>>>
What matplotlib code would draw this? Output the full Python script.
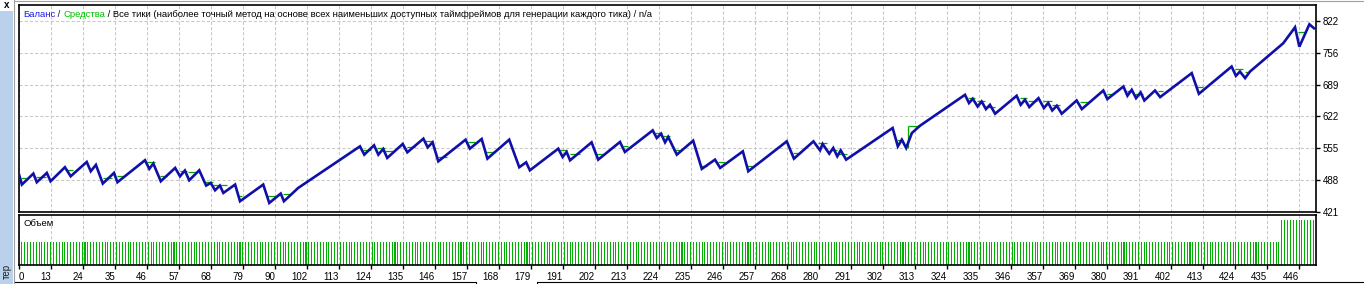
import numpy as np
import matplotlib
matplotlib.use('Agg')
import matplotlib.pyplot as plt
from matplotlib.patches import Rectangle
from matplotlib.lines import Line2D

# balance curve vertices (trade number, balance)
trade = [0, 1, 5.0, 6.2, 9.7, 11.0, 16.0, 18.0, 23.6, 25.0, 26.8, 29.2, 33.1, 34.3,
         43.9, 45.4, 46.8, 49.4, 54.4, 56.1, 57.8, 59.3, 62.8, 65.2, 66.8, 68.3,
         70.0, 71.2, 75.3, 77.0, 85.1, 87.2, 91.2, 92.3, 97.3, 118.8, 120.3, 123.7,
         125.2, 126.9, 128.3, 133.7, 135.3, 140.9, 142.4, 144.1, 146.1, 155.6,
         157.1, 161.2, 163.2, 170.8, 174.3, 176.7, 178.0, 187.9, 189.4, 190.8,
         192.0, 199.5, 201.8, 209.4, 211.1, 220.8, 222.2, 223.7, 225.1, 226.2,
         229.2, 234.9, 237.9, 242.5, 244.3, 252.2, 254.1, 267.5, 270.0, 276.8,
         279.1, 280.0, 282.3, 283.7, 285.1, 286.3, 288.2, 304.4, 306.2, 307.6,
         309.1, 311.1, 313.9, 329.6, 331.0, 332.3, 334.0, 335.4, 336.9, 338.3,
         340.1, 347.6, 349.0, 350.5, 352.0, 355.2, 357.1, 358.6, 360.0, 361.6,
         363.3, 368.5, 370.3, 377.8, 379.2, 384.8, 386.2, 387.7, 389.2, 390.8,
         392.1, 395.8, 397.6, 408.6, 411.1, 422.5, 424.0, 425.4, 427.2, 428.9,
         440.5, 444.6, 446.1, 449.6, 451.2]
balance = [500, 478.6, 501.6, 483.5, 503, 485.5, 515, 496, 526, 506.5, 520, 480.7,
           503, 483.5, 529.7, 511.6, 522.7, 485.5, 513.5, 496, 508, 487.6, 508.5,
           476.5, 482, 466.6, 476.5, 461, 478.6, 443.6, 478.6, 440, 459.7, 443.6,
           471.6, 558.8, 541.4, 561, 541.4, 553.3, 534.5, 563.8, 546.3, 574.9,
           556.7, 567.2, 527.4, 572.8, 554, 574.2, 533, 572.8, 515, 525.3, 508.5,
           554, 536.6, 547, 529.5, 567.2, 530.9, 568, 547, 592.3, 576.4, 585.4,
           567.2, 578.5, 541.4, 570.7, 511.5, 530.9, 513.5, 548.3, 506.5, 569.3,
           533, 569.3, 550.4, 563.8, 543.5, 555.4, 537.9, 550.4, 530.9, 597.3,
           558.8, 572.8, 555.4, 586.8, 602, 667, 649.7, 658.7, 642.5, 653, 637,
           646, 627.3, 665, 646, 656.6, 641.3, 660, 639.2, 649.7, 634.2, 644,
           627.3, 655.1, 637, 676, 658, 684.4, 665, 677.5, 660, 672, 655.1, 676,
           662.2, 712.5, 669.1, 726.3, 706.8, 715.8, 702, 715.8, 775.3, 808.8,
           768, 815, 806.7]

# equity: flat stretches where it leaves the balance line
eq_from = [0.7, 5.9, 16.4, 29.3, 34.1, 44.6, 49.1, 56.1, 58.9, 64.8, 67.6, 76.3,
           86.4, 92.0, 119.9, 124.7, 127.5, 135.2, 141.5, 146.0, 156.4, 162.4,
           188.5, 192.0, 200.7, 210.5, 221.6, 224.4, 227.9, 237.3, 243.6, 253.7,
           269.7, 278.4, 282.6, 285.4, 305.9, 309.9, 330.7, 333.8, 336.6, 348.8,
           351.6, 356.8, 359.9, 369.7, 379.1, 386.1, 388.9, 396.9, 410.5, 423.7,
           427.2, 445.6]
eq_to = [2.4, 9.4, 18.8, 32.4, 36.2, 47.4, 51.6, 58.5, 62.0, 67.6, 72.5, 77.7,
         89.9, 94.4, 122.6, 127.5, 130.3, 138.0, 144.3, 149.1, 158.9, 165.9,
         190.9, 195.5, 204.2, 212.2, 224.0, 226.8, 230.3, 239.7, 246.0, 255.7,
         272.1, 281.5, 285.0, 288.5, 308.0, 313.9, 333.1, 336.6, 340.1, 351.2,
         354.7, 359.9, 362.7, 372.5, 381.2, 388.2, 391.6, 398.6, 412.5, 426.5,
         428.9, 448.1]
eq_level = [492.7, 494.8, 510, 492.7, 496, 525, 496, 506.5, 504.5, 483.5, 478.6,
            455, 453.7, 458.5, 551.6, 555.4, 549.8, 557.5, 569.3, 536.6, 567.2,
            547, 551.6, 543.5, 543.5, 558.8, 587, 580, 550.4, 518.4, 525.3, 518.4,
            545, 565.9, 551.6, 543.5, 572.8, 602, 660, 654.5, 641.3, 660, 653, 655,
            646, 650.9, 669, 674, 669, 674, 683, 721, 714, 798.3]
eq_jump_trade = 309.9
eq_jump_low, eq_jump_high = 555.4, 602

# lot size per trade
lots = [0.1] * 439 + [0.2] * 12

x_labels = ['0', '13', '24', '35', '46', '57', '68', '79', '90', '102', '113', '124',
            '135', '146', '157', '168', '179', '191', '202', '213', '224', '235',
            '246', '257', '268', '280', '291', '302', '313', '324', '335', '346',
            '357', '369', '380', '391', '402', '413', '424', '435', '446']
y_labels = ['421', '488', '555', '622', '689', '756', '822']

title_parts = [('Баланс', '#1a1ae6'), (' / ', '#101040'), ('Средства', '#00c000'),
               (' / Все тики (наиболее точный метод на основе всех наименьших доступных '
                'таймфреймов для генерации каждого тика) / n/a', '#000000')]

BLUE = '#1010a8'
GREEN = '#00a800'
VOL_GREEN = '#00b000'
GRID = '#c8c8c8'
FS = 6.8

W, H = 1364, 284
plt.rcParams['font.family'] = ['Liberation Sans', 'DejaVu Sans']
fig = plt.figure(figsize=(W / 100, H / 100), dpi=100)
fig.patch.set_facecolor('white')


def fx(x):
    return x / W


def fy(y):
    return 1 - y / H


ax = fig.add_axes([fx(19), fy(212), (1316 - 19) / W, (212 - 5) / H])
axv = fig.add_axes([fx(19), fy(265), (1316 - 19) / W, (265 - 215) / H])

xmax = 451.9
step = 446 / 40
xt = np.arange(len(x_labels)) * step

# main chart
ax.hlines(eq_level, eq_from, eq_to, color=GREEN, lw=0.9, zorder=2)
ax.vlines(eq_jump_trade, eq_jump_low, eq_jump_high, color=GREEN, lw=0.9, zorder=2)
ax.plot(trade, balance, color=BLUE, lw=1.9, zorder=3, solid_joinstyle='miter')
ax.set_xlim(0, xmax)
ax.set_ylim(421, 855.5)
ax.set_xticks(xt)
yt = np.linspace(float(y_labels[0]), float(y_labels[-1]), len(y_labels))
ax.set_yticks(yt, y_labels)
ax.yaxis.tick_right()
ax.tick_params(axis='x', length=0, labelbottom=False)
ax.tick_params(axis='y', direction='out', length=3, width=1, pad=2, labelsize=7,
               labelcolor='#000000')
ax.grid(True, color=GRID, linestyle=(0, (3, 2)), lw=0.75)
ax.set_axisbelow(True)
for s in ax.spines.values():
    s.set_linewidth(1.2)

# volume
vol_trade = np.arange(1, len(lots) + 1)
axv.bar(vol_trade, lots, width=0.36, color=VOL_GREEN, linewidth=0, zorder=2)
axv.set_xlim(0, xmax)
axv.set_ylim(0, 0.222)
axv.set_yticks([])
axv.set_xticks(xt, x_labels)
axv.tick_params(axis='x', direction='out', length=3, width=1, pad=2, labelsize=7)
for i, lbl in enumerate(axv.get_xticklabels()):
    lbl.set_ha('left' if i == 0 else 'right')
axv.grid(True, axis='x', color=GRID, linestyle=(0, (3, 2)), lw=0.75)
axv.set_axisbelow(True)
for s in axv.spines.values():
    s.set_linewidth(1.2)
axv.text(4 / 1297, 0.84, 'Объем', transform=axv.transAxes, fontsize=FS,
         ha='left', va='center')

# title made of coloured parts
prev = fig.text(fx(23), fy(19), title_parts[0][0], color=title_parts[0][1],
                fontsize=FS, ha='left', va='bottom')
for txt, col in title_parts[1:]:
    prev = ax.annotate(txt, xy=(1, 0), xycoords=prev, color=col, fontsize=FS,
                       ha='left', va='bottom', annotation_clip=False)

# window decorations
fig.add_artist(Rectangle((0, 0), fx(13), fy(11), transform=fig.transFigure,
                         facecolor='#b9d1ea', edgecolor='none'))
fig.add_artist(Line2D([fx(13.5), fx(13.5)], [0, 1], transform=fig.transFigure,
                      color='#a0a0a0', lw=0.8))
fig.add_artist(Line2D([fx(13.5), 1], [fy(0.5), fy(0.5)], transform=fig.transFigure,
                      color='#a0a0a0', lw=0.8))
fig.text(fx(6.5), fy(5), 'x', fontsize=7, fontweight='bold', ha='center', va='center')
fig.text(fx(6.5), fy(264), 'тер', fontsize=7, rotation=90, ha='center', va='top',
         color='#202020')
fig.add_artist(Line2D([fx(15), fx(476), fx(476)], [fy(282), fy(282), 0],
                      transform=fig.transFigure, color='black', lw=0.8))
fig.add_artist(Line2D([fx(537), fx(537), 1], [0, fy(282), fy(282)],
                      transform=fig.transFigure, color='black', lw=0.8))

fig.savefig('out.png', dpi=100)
<<<
Restate, line by line and word for word, everything from the top of the material through the line that contains "from matplotlib.lines import Line2D". Leave pictures out.

What matplotlib code would draw this? Output the full Python script.
import numpy as np
import matplotlib
matplotlib.use('Agg')
import matplotlib.pyplot as plt
from matplotlib.patches import Rectangle
from matplotlib.lines import Line2D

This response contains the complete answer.